• Work required
All lines in the records below from the line with "Emit a LaTeX" through the line with "(exttxt) at (338,385)" are to be given again exactly, both ends included; the pictures are to be left out.

• Records supplied
*-*-*
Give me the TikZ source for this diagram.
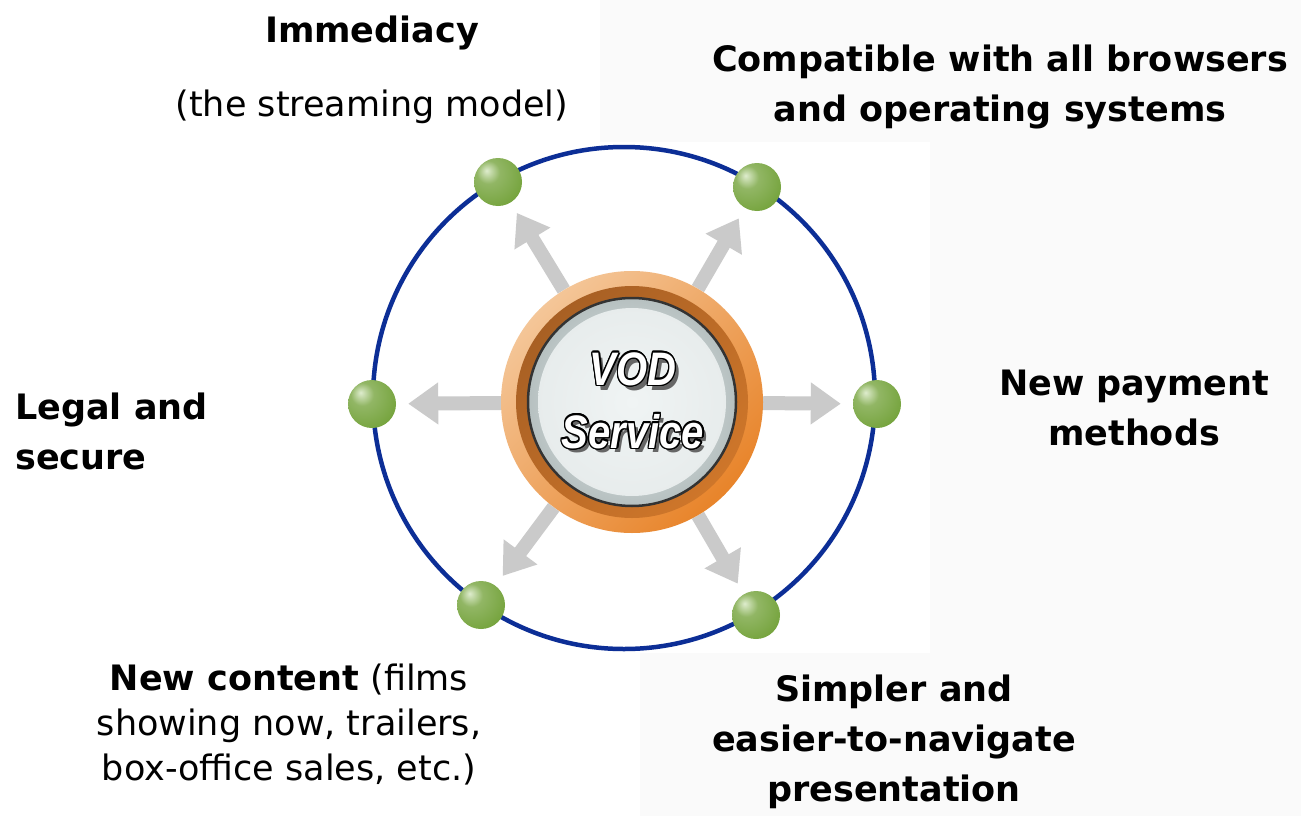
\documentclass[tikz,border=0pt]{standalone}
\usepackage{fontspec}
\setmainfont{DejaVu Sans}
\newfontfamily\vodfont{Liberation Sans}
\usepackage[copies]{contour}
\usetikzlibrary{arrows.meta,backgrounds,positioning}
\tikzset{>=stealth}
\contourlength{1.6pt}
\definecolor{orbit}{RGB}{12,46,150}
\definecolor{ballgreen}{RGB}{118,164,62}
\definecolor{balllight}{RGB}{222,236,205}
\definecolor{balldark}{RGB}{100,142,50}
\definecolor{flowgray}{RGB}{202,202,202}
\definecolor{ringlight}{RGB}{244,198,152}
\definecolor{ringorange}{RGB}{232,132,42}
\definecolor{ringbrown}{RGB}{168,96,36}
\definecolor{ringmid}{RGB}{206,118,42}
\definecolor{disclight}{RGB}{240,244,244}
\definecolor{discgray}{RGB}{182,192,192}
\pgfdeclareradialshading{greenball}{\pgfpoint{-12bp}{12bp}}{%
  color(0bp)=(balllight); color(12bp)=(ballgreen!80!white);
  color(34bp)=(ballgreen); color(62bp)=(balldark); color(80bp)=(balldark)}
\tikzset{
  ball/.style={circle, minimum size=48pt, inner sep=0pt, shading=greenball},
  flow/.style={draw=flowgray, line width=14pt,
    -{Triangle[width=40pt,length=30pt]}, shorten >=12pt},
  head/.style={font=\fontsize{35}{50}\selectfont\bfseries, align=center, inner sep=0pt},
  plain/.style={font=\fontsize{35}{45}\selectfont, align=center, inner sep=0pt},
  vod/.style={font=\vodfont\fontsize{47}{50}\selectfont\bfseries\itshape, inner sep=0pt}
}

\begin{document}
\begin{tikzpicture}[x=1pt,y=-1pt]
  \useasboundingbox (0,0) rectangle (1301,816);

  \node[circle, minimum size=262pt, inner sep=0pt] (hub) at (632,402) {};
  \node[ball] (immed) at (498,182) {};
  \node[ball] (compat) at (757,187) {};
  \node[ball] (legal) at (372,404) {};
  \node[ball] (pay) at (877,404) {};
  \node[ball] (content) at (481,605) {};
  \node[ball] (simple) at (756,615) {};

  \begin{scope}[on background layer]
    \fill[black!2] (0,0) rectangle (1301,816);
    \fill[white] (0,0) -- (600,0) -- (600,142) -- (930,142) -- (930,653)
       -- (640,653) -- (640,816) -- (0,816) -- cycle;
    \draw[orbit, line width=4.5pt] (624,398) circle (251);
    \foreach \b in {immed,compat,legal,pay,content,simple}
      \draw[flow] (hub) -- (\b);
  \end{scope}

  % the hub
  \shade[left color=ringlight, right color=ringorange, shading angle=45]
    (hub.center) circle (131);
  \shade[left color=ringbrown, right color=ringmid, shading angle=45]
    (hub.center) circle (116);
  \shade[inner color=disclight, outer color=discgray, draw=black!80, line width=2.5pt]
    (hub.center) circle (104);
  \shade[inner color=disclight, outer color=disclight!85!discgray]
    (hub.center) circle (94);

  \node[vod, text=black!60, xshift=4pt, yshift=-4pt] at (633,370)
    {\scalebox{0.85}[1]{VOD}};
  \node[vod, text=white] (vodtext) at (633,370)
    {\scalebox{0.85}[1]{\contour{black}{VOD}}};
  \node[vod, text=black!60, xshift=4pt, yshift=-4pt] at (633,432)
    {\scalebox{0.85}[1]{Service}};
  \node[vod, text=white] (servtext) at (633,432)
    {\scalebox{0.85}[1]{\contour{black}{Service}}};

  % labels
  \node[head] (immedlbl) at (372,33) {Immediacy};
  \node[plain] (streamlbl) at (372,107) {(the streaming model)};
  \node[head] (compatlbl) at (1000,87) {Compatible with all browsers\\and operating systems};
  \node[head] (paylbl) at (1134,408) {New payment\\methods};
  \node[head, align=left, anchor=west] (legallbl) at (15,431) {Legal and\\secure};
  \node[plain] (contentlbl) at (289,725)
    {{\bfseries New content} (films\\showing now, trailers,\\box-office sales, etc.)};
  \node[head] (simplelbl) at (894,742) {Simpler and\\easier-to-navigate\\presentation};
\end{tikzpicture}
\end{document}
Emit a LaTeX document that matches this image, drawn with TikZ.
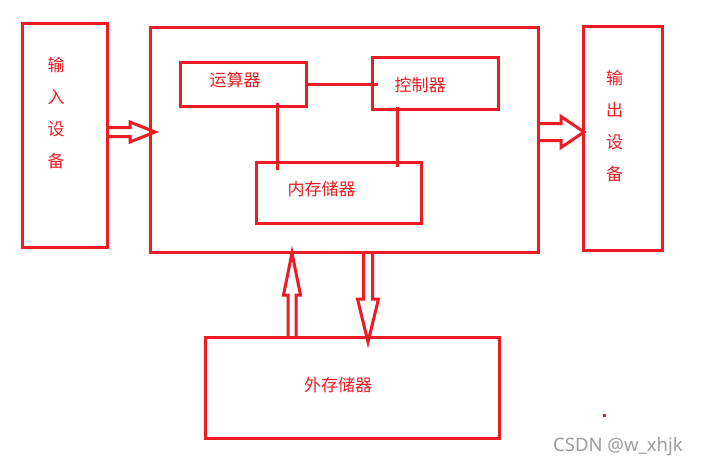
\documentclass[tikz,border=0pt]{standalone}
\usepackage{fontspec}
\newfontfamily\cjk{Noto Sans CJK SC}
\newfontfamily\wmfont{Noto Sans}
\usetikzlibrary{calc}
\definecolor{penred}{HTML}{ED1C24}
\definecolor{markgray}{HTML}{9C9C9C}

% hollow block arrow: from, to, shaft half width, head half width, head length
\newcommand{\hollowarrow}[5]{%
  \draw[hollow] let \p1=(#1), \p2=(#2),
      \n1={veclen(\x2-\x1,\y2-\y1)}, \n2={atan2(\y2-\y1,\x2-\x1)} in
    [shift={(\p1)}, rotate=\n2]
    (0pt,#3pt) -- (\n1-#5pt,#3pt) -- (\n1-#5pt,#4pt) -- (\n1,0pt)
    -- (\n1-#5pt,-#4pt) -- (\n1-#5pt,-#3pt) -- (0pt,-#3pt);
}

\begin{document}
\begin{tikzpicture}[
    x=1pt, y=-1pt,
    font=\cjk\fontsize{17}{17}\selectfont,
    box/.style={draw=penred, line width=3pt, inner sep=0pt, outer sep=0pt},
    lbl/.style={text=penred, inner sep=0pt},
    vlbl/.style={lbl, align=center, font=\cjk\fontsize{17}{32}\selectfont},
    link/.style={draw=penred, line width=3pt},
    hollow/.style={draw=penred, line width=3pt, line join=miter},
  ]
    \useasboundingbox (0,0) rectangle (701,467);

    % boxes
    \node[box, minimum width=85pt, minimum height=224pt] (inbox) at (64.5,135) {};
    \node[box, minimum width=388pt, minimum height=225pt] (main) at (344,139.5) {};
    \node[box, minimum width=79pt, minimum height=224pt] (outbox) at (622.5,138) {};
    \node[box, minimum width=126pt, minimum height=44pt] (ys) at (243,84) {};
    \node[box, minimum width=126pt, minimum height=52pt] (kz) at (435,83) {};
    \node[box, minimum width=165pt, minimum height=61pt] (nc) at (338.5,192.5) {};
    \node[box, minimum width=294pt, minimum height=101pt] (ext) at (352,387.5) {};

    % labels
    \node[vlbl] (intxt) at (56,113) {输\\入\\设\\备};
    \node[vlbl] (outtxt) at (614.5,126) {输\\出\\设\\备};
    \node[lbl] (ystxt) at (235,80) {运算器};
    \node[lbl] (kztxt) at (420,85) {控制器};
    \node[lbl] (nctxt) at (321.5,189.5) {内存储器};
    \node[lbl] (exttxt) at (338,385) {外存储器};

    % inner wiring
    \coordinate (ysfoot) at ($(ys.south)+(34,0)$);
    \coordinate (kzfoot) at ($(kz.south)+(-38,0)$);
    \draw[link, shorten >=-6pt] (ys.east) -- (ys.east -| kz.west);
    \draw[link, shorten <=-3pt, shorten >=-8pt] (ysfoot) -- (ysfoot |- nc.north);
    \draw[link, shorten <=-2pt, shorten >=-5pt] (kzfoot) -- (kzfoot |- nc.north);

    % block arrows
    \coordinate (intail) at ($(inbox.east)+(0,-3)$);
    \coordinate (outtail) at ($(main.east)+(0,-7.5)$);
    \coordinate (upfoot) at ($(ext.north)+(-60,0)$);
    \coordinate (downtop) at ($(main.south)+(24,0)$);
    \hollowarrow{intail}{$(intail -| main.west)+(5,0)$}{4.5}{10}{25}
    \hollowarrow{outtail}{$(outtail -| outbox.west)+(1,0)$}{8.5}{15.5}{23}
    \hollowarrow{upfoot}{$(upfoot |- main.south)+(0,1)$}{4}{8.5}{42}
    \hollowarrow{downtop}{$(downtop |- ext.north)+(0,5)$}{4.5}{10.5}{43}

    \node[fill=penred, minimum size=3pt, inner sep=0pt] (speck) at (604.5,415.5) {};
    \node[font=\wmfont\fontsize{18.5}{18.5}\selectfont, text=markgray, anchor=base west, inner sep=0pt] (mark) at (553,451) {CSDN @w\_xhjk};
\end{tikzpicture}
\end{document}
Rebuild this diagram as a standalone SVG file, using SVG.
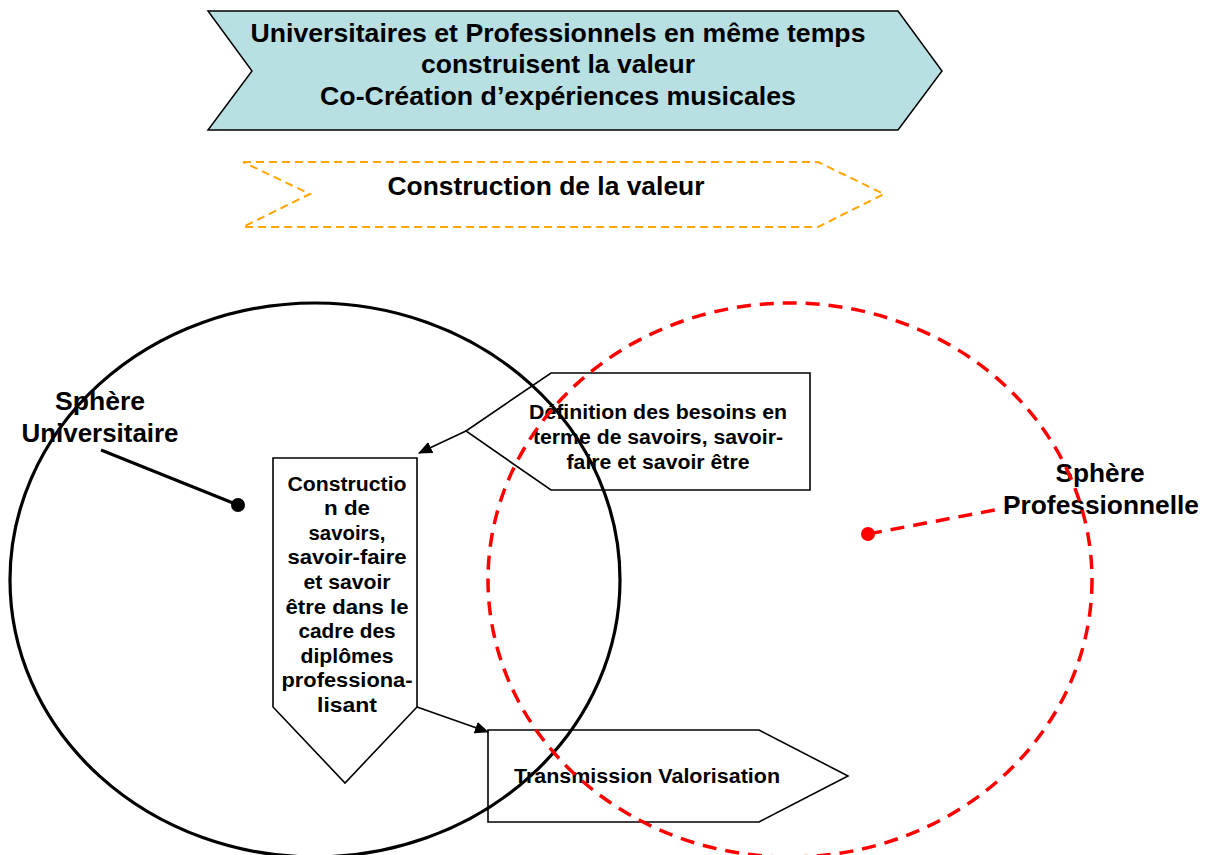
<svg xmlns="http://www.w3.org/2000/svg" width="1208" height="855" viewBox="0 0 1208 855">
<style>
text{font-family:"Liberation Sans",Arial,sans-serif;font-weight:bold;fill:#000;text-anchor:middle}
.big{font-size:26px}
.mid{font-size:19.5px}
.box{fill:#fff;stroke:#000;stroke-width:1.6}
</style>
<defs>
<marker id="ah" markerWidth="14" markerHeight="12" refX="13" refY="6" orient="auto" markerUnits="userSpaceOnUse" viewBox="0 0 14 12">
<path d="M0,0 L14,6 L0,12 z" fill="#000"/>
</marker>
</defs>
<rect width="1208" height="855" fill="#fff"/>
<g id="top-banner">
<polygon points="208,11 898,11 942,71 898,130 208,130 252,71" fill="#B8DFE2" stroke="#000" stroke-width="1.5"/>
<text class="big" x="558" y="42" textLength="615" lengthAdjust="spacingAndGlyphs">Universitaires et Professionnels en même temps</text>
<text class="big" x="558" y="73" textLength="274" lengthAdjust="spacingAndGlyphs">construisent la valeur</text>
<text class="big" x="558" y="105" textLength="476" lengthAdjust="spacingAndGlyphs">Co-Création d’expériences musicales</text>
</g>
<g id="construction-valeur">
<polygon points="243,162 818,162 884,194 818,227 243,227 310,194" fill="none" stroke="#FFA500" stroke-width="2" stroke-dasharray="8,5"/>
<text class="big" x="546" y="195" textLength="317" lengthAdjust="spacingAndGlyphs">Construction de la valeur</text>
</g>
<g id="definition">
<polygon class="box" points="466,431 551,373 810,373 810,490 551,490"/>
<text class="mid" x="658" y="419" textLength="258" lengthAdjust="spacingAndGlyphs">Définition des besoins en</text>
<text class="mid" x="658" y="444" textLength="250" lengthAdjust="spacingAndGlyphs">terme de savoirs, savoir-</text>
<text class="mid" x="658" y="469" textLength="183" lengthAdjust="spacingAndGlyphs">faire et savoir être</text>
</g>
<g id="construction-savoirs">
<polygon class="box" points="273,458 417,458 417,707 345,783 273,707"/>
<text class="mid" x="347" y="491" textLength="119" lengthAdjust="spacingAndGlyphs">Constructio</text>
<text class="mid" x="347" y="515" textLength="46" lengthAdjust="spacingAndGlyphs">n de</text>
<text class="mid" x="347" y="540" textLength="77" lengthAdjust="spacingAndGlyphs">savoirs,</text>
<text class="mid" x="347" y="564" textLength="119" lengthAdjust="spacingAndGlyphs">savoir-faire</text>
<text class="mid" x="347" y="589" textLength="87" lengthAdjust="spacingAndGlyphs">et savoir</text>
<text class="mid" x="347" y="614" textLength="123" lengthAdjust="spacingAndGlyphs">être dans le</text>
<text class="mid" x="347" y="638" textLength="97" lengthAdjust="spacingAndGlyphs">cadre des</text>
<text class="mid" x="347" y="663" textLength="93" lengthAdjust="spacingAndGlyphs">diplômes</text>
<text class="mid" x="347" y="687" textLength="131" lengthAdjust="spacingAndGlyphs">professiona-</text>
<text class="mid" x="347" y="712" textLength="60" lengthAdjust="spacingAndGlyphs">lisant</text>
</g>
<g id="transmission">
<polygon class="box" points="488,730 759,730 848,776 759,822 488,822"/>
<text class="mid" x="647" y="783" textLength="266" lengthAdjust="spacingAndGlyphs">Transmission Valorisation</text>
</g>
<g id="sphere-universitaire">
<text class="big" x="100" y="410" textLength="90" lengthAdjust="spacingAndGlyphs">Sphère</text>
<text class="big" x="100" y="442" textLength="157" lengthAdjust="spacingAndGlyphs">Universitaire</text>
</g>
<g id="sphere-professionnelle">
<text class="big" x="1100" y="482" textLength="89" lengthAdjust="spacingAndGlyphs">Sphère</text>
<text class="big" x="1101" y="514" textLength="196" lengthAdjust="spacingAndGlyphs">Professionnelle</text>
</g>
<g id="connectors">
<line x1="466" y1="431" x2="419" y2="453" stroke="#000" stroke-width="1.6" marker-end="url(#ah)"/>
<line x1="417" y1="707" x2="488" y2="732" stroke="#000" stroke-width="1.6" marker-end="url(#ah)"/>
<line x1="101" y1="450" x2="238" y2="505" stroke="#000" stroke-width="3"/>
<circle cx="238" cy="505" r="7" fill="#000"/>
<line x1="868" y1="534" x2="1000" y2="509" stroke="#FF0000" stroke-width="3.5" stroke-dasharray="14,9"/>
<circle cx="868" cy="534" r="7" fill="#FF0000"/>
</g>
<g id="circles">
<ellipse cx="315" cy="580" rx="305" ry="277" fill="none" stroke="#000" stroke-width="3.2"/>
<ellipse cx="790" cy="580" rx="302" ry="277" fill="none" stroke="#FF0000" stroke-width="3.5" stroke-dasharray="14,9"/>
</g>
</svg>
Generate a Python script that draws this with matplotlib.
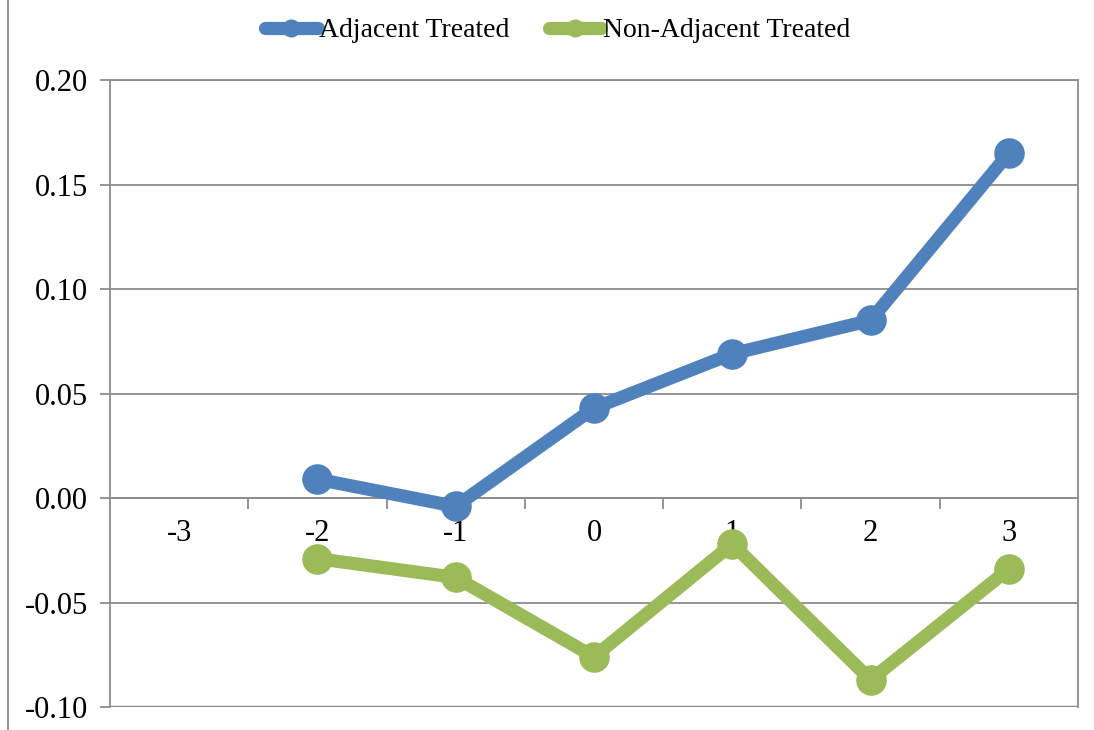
*-*-*
• Output of the task
Emit a LaTeX document that matches this image, drawn with TikZ.
\documentclass[tikz,border=0pt]{standalone}
\usepackage{fontspec}
\newfontfamily\cjk{Noto Sans CJK SC}
\newfontfamily\wmfont{Noto Sans}
\usetikzlibrary{calc}
\definecolor{penred}{HTML}{ED1C24}
\definecolor{markgray}{HTML}{9C9C9C}

% hollow block arrow: from, to, shaft half width, head half width, head length
\newcommand{\hollowarrow}[5]{%
  \draw[hollow] let \p1=(#1), \p2=(#2),
      \n1={veclen(\x2-\x1,\y2-\y1)}, \n2={atan2(\y2-\y1,\x2-\x1)} in
    [shift={(\p1)}, rotate=\n2]
    (0pt,#3pt) -- (\n1-#5pt,#3pt) -- (\n1-#5pt,#4pt) -- (\n1,0pt)
    -- (\n1-#5pt,-#4pt) -- (\n1-#5pt,-#3pt) -- (0pt,-#3pt);
}

\begin{document}
\begin{tikzpicture}[
    x=1pt, y=-1pt,
    font=\cjk\fontsize{17}{17}\selectfont,
    box/.style={draw=penred, line width=3pt, inner sep=0pt, outer sep=0pt},
    lbl/.style={text=penred, inner sep=0pt},
    vlbl/.style={lbl, align=center, font=\cjk\fontsize{17}{32}\selectfont},
    link/.style={draw=penred, line width=3pt},
    hollow/.style={draw=penred, line width=3pt, line join=miter},
  ]
    \useasboundingbox (0,0) rectangle (701,467);

    % boxes
    \node[box, minimum width=85pt, minimum height=224pt] (inbox) at (64.5,135) {};
    \node[box, minimum width=388pt, minimum height=225pt] (main) at (344,139.5) {};
    \node[box, minimum width=79pt, minimum height=224pt] (outbox) at (622.5,138) {};
    \node[box, minimum width=126pt, minimum height=44pt] (ys) at (243,84) {};
    \node[box, minimum width=126pt, minimum height=52pt] (kz) at (435,83) {};
    \node[box, minimum width=165pt, minimum height=61pt] (nc) at (338.5,192.5) {};
    \node[box, minimum width=294pt, minimum height=101pt] (ext) at (352,387.5) {};

    % labels
    \node[vlbl] (intxt) at (56,113) {输\\入\\设\\备};
    \node[vlbl] (outtxt) at (614.5,126) {输\\出\\设\\备};
    \node[lbl] (ystxt) at (235,80) {运算器};
    \node[lbl] (kztxt) at (420,85) {控制器};
    \node[lbl] (nctxt) at (321.5,189.5) {内存储器};
    \node[lbl] (exttxt) at (338,385) {外存储器};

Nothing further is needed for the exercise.